Powered by tax cuts and stimulus spending, China"s October auto sales soared 72 percent from a year earlier, outpacing U.S. sales for another month, according to data reported Monday.

 

Automakers sold a total of 1.2 million cars and trucks, the government-sanctioned China Association of Auto Manufacturers announced.

 

That was down from September"s 1.3 million but well ahead of the 838,000 vehicles sold in the United States in October. China"s sales this year rose to 10.9 million vehicles, compared with 8.6 million in the United States, according to Autodata Corp.

 

Global automakers are looking to China"s fast-growing market to drive sales amid slack demand elsewhere. Sales have been spurred by tax cuts and subsidies meant to help nurture China"s auto industry and encourage purchases of more fuel-efficient vehicles.
Beijing"s 4 trillion yuan ($586 billion) stimulus has helped to prop up spending on cars and other big-ticket items, and lifted economic growth in the latest quarter to 8.9 percent from a year earlier.

 

China, with 1.3 billion people, has long been expected to overtake the United States as the biggest vehicle market.
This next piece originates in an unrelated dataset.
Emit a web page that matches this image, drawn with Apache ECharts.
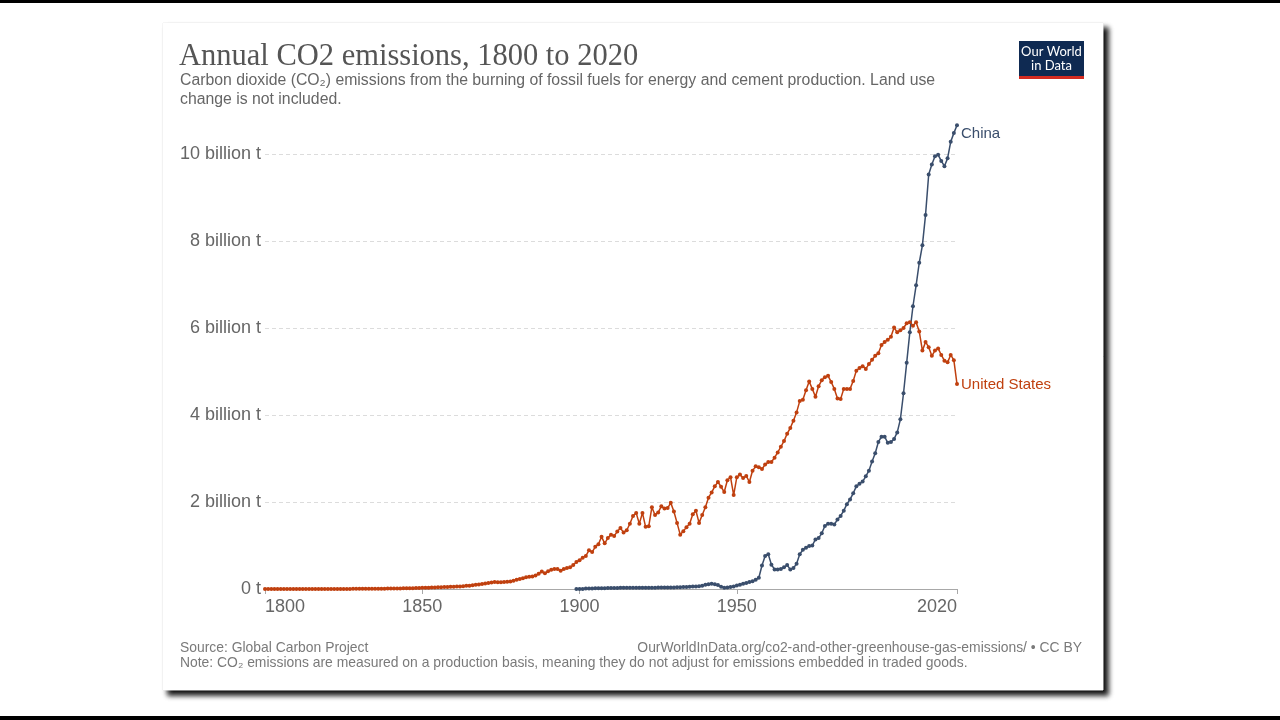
<!DOCTYPE html>
<html>
<head>
<meta charset="utf-8">
<script src="https://cdn.jsdelivr.net/npm/echarts@6.0.0/dist/echarts.min.js"></script>
<style>
html,body{margin:0;padding:0;background:#fff;}
#chart{width:1280px;height:720px;}
</style>
</head>
<body>
<div id="chart"></div>
<script>
// ---- Data (billion tonnes CO2 per year) ----
const usStartYear = 1800;
const usValues = [
0.0003,0.0003,0.0003,0.0003,0.0003,0.0004,0.0004,0.0004,0.0004,0.0005,
0.0005,0.0005,0.0006,0.0006,0.0007,0.0007,0.0008,0.0009,0.001,0.001,
0.0012,0.0013,0.0014,0.0016,0.0018,0.002,0.0023,0.0026,0.003,0.0033,
0.0037,0.0042,0.0046,0.0052,0.0058,0.0064,0.007,0.0077,0.0084,0.009,
0.0098,0.011,0.012,0.013,0.015,0.016,0.018,0.02,0.022,0.024,
0.026,0.029,0.031,0.034,0.037,0.04,0.042,0.044,0.046,0.049,
0.053,0.055,0.058,0.065,0.072,0.075,0.085,0.095,0.105,0.115,
0.125,0.14,0.15,0.16,0.155,0.155,0.16,0.165,0.17,0.19,
0.21,0.23,0.25,0.27,0.28,0.29,0.31,0.35,0.4,0.36,
0.41,0.44,0.46,0.46,0.42,0.46,0.48,0.5,0.55,0.62,
0.66,0.72,0.76,0.89,0.85,0.97,1.03,1.2,1.05,1.17,
1.25,1.22,1.32,1.4,1.3,1.35,1.5,1.68,1.75,1.5,
1.75,1.43,1.44,1.88,1.7,1.76,1.9,1.85,1.86,1.98,
1.78,1.52,1.25,1.33,1.42,1.5,1.72,1.8,1.52,1.7,
1.88,2.1,2.22,2.36,2.46,2.35,2.23,2.5,2.57,2.16,
2.57,2.63,2.55,2.6,2.46,2.72,2.82,2.8,2.76,2.86,
2.92,2.92,3.02,3.14,3.27,3.4,3.57,3.7,3.87,4.06,
4.32,4.35,4.57,4.77,4.6,4.42,4.66,4.8,4.87,4.9,
4.76,4.6,4.38,4.37,4.6,4.6,4.6,4.78,5.02,5.08,
5.12,5.06,5.17,5.27,5.36,5.42,5.61,5.68,5.73,5.8,
6.01,5.9,5.95,6.0,6.11,6.13,6.05,6.13,5.92,5.48,
5.68,5.56,5.36,5.48,5.53,5.38,5.25,5.21,5.38,5.26,
4.71
];
const chinaStartYear = 1899;
const chinaValues = [
0.0001,
0.0001,0.0001,0.01,0.012,0.013,0.015,0.017,0.018,0.02,0.021,
0.022,0.023,0.025,0.03,0.029,0.028,0.027,0.026,0.026,0.027,
0.028,0.028,0.029,0.03,0.031,0.032,0.033,0.034,0.035,0.036,
0.037,0.04,0.042,0.045,0.048,0.052,0.058,0.06,0.062,0.075,
0.095,0.11,0.12,0.11,0.09,0.05,0.03,0.035,0.045,0.055,
0.079,0.095,0.12,0.14,0.16,0.18,0.21,0.26,0.54,0.76,
0.8,0.56,0.45,0.45,0.46,0.5,0.55,0.45,0.48,0.58,
0.8,0.9,0.95,0.99,1.0,1.14,1.17,1.28,1.45,1.5,
1.5,1.48,1.6,1.68,1.8,1.95,2.06,2.2,2.36,2.42,
2.47,2.59,2.72,2.93,3.12,3.38,3.5,3.5,3.36,3.38,
3.45,3.6,3.9,4.5,5.2,5.9,6.5,6.98,7.5,7.9,
8.6,9.53,9.76,9.95,9.98,9.84,9.72,9.9,10.28,10.48,
10.66
];
const xTickYears = [1800, 1850, 1900, 1950, 2020];
const yTicks = [0, 2, 4, 6, 8, 10];

const usColor = '#c0400f';
const chinaColor = '#3a4e6c';
const sans = '"Liberation Sans", Arial, sans-serif';

const usData = usValues.map((v, i) => [usStartYear + i, v]);
const chinaData = chinaValues.map((v, i) => [chinaStartYear + i, v]);

const chart = echarts.init(document.getElementById('chart'), null, {renderer: 'canvas'});
chart.setOption({
  animation: false,
  backgroundColor: '#ffffff',
  title: [
    {text: 'Annual CO2 emissions, 1800 to 2020', left: 179, top: 41, padding: 0,
     textStyle: {fontFamily: '"Liberation Serif", "DejaVu Serif", serif', fontSize: 30.5, fontWeight: 'normal', color: '#555555'}},
    {text: 'Carbon dioxide (CO₂) emissions from the burning of fossil fuels for energy and cement production. Land use\nchange is not included.',
     left: 180, top: 71, padding: 0,
     textStyle: {fontFamily: sans, fontSize: 15.8, fontWeight: 'normal', color: '#666666', lineHeight: 19}},
    {text: 'Source: Global Carbon Project', left: 180, top: 641, padding: 0,
     textStyle: {fontFamily: sans, fontSize: 13.9, fontWeight: 'normal', color: '#7a7a7a'}},
    {text: 'OurWorldInData.org/co2-and-other-greenhouse-gas-emissions/ • CC BY', right: 1280 - 1082, top: 641, padding: 0,
     textStyle: {fontFamily: sans, fontSize: 13.9, fontWeight: 'normal', color: '#7a7a7a'}},
    {text: 'Note: CO₂ emissions are measured on a production basis, meaning they do not adjust for emissions embedded in traded goods.',
     left: 180, top: 656, padding: 0,
     textStyle: {fontFamily: sans, fontSize: 13.9, fontWeight: 'normal', color: '#7a7a7a'}}
  ],
  graphic: [
    {type: 'rect', z: -100, shape: {x: 0, y: 0, width: 1280, height: 3}, style: {fill: '#000'}},
    {type: 'rect', z: -100, shape: {x: 0, y: 716, width: 1280, height: 4}, style: {fill: '#000'}},
    {type: 'rect', z: -90, shape: {x: 163, y: 23, width: 940, height: 667},
     style: {fill: '#fff', stroke: '#ececec', lineWidth: 1, shadowBlur: 5, shadowColor: 'rgba(0,0,0,0.95)', shadowOffsetX: 5, shadowOffsetY: 5}},
    {type: 'rect', z: -80, shape: {x: 163, y: 23, width: 940, height: 667}, style: {fill: '#fff'}},
    {type: 'group', z: 10, children: [
      {type: 'rect', shape: {x: 1019, y: 41, width: 65, height: 38}, style: {fill: '#0f2a52'}},
      {type: 'rect', shape: {x: 1019, y: 76, width: 65, height: 3}, style: {fill: '#d42b21'}},
      {type: 'text', style: {text: 'Our World', x: 1051.5, y: 52, align: 'center', verticalAlign: 'middle', fill: '#fff', font: '13px Lato, "Liberation Sans", sans-serif'}},
      {type: 'text', style: {text: 'in Data', x: 1051.5, y: 66, align: 'center', verticalAlign: 'middle', fill: '#fff', font: '13px Lato, "Liberation Sans", sans-serif'}}
    ]}
  ],
  grid: {left: 265, right: 1280 - 957, top: 154, bottom: 720 - 589, containLabel: false},
  xAxis: {
    type: 'value', min: 1800, max: 2020,
    axisLine: {show: true, lineStyle: {color: '#a8a8a8', width: 1}},
    axisTick: {show: true, customValues: xTickYears, length: 5, lineStyle: {color: '#a8a8a8'}},
    axisLabel: {customValues: xTickYears, fontFamily: sans, fontSize: 18, color: '#666666', margin: 9,
      alignMinLabel: 'left', alignMaxLabel: 'right', formatter: v => String(v)},
    splitLine: {show: false}
  },
  yAxis: {
    type: 'value', min: 0, max: 10, interval: 2,
    axisLine: {show: false}, axisTick: {show: false},
    axisLabel: {fontFamily: sans, fontSize: 18, color: '#666666', margin: 4,
      customValues: yTicks,
      formatter: v => v === 0 ? '0 t' : v + ' billion t'},
    splitLine: {show: true, lineStyle: {color: '#dcdcdc', type: [4, 3], width: 1}}
  },
  series: [
    {type: 'line', name: 'United States', data: usData, clip: false,
     symbol: 'circle', symbolSize: 4, showSymbol: true,
     lineStyle: {color: usColor, width: 1.5}, itemStyle: {color: usColor},
     endLabel: {show: true, formatter: '{a}', color: usColor, fontFamily: sans, fontSize: 15, distance: 4, offset: [0, 1]}},
    {type: 'line', name: 'China', data: chinaData, clip: false,
     symbol: 'circle', symbolSize: 4, showSymbol: true,
     lineStyle: {color: chinaColor, width: 1.5}, itemStyle: {color: chinaColor},
     endLabel: {show: true, formatter: '{a}', color: chinaColor, fontFamily: sans, fontSize: 15, distance: 4, offset: [0, 9]}}
  ]
});
</script>
</body>
</html>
But the U.S. slump has hastened that shift by depressing American sales while China surged ahead.

 

Automakers have seen strong growth in sales to first-time buyers in smaller Chinese cities as incomes outside the country"s prosperous east coast rise. In the populous countryside, the communist government is spending 5 billion yuan ($730 million) to subsidize purchases of light trucks and minivans.

 

Despite China"s growth, the October sales were far below the U.S. monthly record of 1.8 million vehicles in July 2005.